A la différence de toutes ces dames, Patricia est installée à domicile. Cette commerçante peu ordinaire ne sert que par affinité. A Abobo Plaque I, son quartier, elle est l’amie des inconditionnels de pétards. « Je ne vends pas les bangers aux personnes que je ne connais pas. Parce qu’il me semble que la vente est interdite. Et je crains qu’on me dénonce si tel est vraiment le cas », se justifie-t-elle, ignorant notre identité. Une source policière révèle que « les pétards se vendent en gros, en cachette au Port d’Abidjan à cause de certaines mesures prises (voir encadré) contre ce commerce ». En vente interdite ou clandestine, la perturbations causés par les pétards restent les mêmes.

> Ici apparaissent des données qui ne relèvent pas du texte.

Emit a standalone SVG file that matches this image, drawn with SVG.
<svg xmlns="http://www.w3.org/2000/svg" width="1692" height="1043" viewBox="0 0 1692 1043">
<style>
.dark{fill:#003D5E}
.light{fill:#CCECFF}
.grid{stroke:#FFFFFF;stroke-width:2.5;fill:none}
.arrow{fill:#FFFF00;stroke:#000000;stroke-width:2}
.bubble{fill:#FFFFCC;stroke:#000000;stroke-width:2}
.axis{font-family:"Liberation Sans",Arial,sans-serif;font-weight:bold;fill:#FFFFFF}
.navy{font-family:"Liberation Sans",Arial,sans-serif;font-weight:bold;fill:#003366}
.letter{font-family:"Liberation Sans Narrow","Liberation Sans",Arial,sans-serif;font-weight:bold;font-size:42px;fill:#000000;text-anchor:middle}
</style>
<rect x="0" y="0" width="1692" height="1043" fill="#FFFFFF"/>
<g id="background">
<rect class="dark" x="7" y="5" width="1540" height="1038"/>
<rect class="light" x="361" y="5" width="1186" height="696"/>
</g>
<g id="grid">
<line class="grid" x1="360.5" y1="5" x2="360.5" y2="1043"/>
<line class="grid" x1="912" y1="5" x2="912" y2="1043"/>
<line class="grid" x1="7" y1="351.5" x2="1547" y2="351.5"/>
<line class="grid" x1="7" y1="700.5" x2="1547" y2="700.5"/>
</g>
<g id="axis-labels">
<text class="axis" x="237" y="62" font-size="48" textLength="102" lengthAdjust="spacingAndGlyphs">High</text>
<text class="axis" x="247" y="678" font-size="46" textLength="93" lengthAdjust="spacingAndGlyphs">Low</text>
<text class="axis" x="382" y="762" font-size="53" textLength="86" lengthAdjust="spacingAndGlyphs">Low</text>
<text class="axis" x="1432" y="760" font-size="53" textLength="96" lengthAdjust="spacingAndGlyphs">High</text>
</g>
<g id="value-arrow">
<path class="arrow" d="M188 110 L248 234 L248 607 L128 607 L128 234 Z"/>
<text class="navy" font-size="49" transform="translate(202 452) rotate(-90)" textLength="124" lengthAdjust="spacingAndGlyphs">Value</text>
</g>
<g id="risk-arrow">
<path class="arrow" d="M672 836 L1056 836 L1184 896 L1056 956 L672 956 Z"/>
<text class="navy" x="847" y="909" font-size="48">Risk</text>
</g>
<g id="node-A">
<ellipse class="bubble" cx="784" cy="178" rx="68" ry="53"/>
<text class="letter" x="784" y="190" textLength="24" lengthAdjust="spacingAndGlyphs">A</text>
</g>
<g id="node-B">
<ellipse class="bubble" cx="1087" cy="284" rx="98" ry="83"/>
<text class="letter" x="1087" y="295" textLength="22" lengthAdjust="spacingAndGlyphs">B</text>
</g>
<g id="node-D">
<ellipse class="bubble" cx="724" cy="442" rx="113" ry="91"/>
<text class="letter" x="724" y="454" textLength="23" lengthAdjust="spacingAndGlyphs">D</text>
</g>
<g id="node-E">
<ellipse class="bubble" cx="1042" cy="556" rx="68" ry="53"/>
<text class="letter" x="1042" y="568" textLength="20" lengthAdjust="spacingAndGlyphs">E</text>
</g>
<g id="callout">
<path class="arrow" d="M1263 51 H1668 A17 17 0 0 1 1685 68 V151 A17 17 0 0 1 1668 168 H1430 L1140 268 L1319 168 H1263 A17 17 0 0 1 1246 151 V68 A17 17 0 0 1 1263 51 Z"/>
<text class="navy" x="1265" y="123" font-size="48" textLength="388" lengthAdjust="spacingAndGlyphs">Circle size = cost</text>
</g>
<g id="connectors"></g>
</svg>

Alassane, élève en classe de 4e, est membre d’une bande à Williamsville. Il a accepté de se confier à nous. « Le bruit nous amuse. Ce que nous aimons le plus c’est quand les gens courent dans tous les sens et s’énervent. Cela veut dire qu’on a réussi. C’est un peu comme à la guerre». C’est avec impuissance que la population assiste à une guerre de clan entre lanceurs de pétards. Ils se défient à travers les déflagrations. Chacun voulant prouver sa supériorité en la matière. Alassane précise qu’un spécial jet de congés est prévu pour cette semaine. « Dès l’arrêt des notes, nous attaquons les écoles. Ainsi les congés de Noël vont être précipités et nous serons à l’abri de toutes sanctions sur les notes. Nous commençons vendredi. Même les filles nous encouragent. Elles participent à l’achat en nous procurant l’argent», confie cet élève du lycée Nangui Abrogoua d’Adjamé. Alassane, conscient des risques, est tout de même fonceur. «Beaucoup d’entre nous se brûlent lors des jets. Mais quand tu te blesses et tu arrêtes de lancer les bangers, cela signifie que tu es un peureux. L’année dernière, les Féscistes nous ont poursuivi mais cela ne nous a pas empêché de continuer », relate-t-il, tel un brave. L’union fait la force, dit-on. Cet adage est aussi mis en pratique par nos amis. Patrick, 11 ans, avoue : « quand tu fais seul, ce n’est pas chic. Avec le groupe, il y a plus d’ambiance. Souvent on surprend nos camarades en jetant brusquement un banger. Nous som­mes à l’aise et nous sentons les fêtes ». Des fêtes avec des blessures corporelles, des nuisances sonores, des troubles à l’ordre public… Allons-y comprendre.